W&T’s A-14 well, drilled in 2013, logged oil pay in five zones and found the deep T-Sand. About three years later the A-18 well hit pay beneath the T-Sand in the U-Sand, according to his presentation.

The company is currently drilling the A-6ST, targeting another sand. Following that, focus at Mahogany will turn to A-12ST, which is targeting the T-Sand. W&T’s inventory of future drilling projects could exploit reservoirs in the P, Q and T through V sands, extending the reservoir’s limits.

Production from Mahogany has already ballooned to about 15,550 barrels of oil equivalent per day (boe/d)—76% liquids—from about 1,290 boe/d in 2011, the company said.

Since drilling its first well on the field, the highest known water and lowest known oil have changed as production has grown.

“We keep producing more volume so that eventually—and sooner rather than later—we’re going to see a unique situation where the reservoir engineers are going to have to admit that, yes, the lowest known oil can’t go below the highest known water,” Krohn said.

“So, then the model’s going to change. Then, I’m going to be screaming, jumping up and down. It’s going to change by about 100 million barrels, we believe,” he continued, briefly referring back to the obligatory forward-looking statement at the beginning of his presentation.

“I’ll let you digest that,” he said. “It’s a very unusual reservoir.”

Some of W&T’s other fields are also underbooked for probable and possible reserves, he added.

“Bottom line is that we’re sitting on top of about $1.6 billion of cash flow with probables and possible reserves associated with proved reserves that we don’t get credit for in the market but it comes to us in the form of cash” he said.

That could grow given W&T’s inventory of growth prospects across the GoM. This includes about 50 near-term prospects with 39 platform wells and 11 subsea tiebacks, all less than 5 miles, and an estimated P10/3P resource potential of about 170 million boe, according to Krohn’s presentation.

About six exploration and six development wells are planned for this year.

Plus, acquisitions could further expand inventory—something the company has done in the past with acquisitions from Total SA, Royal Dutch Shell Plc and Cobalt International Energy Inc. among others.

W&T grew its acreage offshore Alabama, acquiring Mobile Bay area assets from Exxon Mobil Corp. in June. The $200 million deal is expected to close by the end of August. Reserves associated with the acquisition were 74 MMboe, as of Jan. 1, with production at about 19,800 boe/d.
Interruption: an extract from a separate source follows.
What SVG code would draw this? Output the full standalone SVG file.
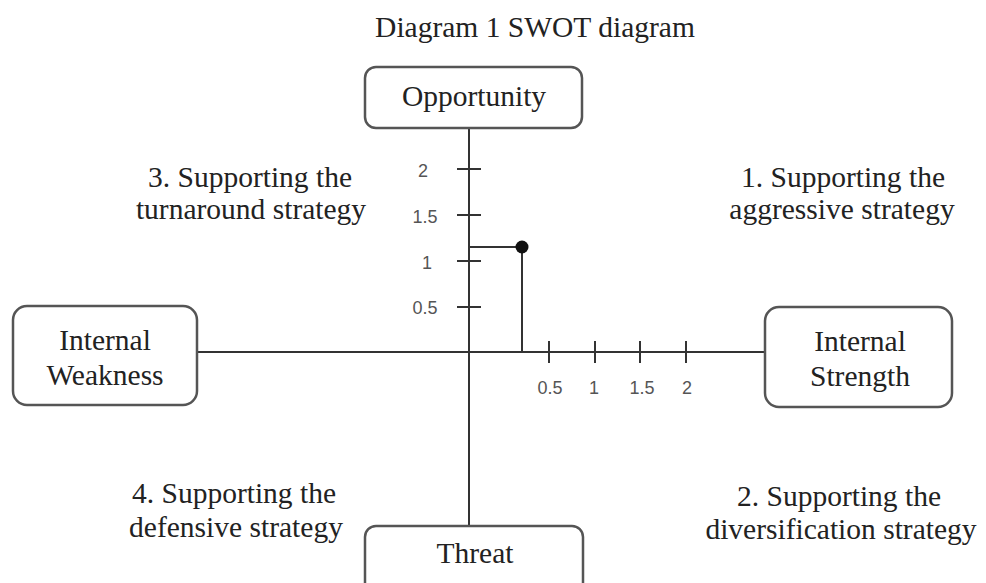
<svg xmlns="http://www.w3.org/2000/svg" width="986" height="583" viewBox="0 0 986 583">
  <style>
    .box { fill: #ffffff; stroke: #555555; stroke-width: 2.5; }
    .lbl { font-family: "Liberation Serif", "Times New Roman", serif; font-size: 29.5px; fill: #222222; text-anchor: middle; }
    .axis { stroke: #333333; stroke-width: 2; fill: none; }
    .tick { stroke: #333333; stroke-width: 2; }
    .num { font-family: "Liberation Sans", Arial, sans-serif; font-size: 18px; fill: #555555; text-anchor: middle; }
  </style>
  <rect width="986" height="583" fill="#ffffff"/>

  <text class="lbl" x="535" y="37">Diagram 1 SWOT diagram</text>

  <!-- axes, ticks and the plotted position -->
  <g id="connectors">
    <line class="axis" x1="469" y1="128" x2="469" y2="526"/>
    <line class="axis" x1="197" y1="352" x2="765" y2="352"/>
    <line class="tick" x1="457" y1="169" x2="481" y2="169"/>
    <line class="tick" x1="457" y1="215" x2="481" y2="215"/>
    <line class="tick" x1="457" y1="261" x2="481" y2="261"/>
    <line class="tick" x1="457" y1="307" x2="481" y2="307"/>
    <line class="tick" x1="549" y1="341" x2="549" y2="363"/>
    <line class="tick" x1="595" y1="341" x2="595" y2="363"/>
    <line class="tick" x1="640" y1="341" x2="640" y2="363"/>
    <line class="tick" x1="686" y1="341" x2="686" y2="363"/>
    <polyline class="axis" points="469,247 522,247 522,352"/>
    <circle cx="522" cy="247" r="6.5" fill="#111111"/>
  </g>

  <g id="scale-labels">
    <text class="num" x="423" y="177">2</text>
    <text class="num" x="425" y="223">1.5</text>
    <text class="num" x="427" y="269">1</text>
    <text class="num" x="425" y="314">0.5</text>
    <text class="num" x="550" y="394">0.5</text>
    <text class="num" x="594" y="394">1</text>
    <text class="num" x="642" y="394">1.5</text>
    <text class="num" x="687" y="394">2</text>
  </g>

  <g id="opportunity">
    <rect class="box" x="365" y="67" width="217" height="61" rx="11"/>
    <text class="lbl" x="474" y="106">Opportunity</text>
  </g>
  <g id="threat">
    <rect class="box" x="365" y="526" width="218" height="70" rx="11"/>
    <text class="lbl" x="475" y="563">Threat</text>
  </g>
  <g id="weakness">
    <rect class="box" x="13" y="306" width="184" height="99" rx="14"/>
    <text class="lbl" x="105" y="350">Internal</text>
    <text class="lbl" x="105" y="385">Weakness</text>
  </g>
  <g id="strength">
    <rect class="box" x="765" y="307" width="187" height="100" rx="14"/>
    <text class="lbl" x="860" y="351">Internal</text>
    <text class="lbl" x="860" y="386">Strength</text>
  </g>

  <g id="quadrant-aggressive">
    <text class="lbl" x="843" y="187">1. Supporting the</text>
    <text class="lbl" x="842" y="219">aggressive strategy</text>
  </g>
  <g id="quadrant-diversification">
    <text class="lbl" x="839" y="506">2. Supporting the</text>
    <text class="lbl" x="841" y="539">diversification strategy</text>
  </g>
  <g id="quadrant-turnaround">
    <text class="lbl" x="250" y="187">3. Supporting the</text>
    <text class="lbl" x="251" y="219">turnaround strategy</text>
  </g>
  <g id="quadrant-defensive">
    <text class="lbl" x="234" y="503">4. Supporting the</text>
    <text class="lbl" x="236" y="537">defensive strategy</text>
  </g>
</svg>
RELATED: W&T Offshore Makes $200 Million Acquisition Of Exxon Mobil Gulf Assets

“We see a lot of extra potential here. We expect to be drilling some wells, … and we believe we’ll find more reserves,” Krohn said, noting there hasn’t been a well drilled there in at least a decade. “It’s a nice little piece of business for us.”

Prospects here include Norphlet trend leads.

The deal, which included nine fields, also includes Exxon Mobil’s onshore treatment facility, which is northwest of W&T’s Yellowhammer facility.

“The automatic assumption is that we’re going … to drop one, and I don’t think that that’s the case,” Krohn said. “My idea is to try and create more production and fill them both up. … That’s the intent and hopefully, that’s the way it will work out.”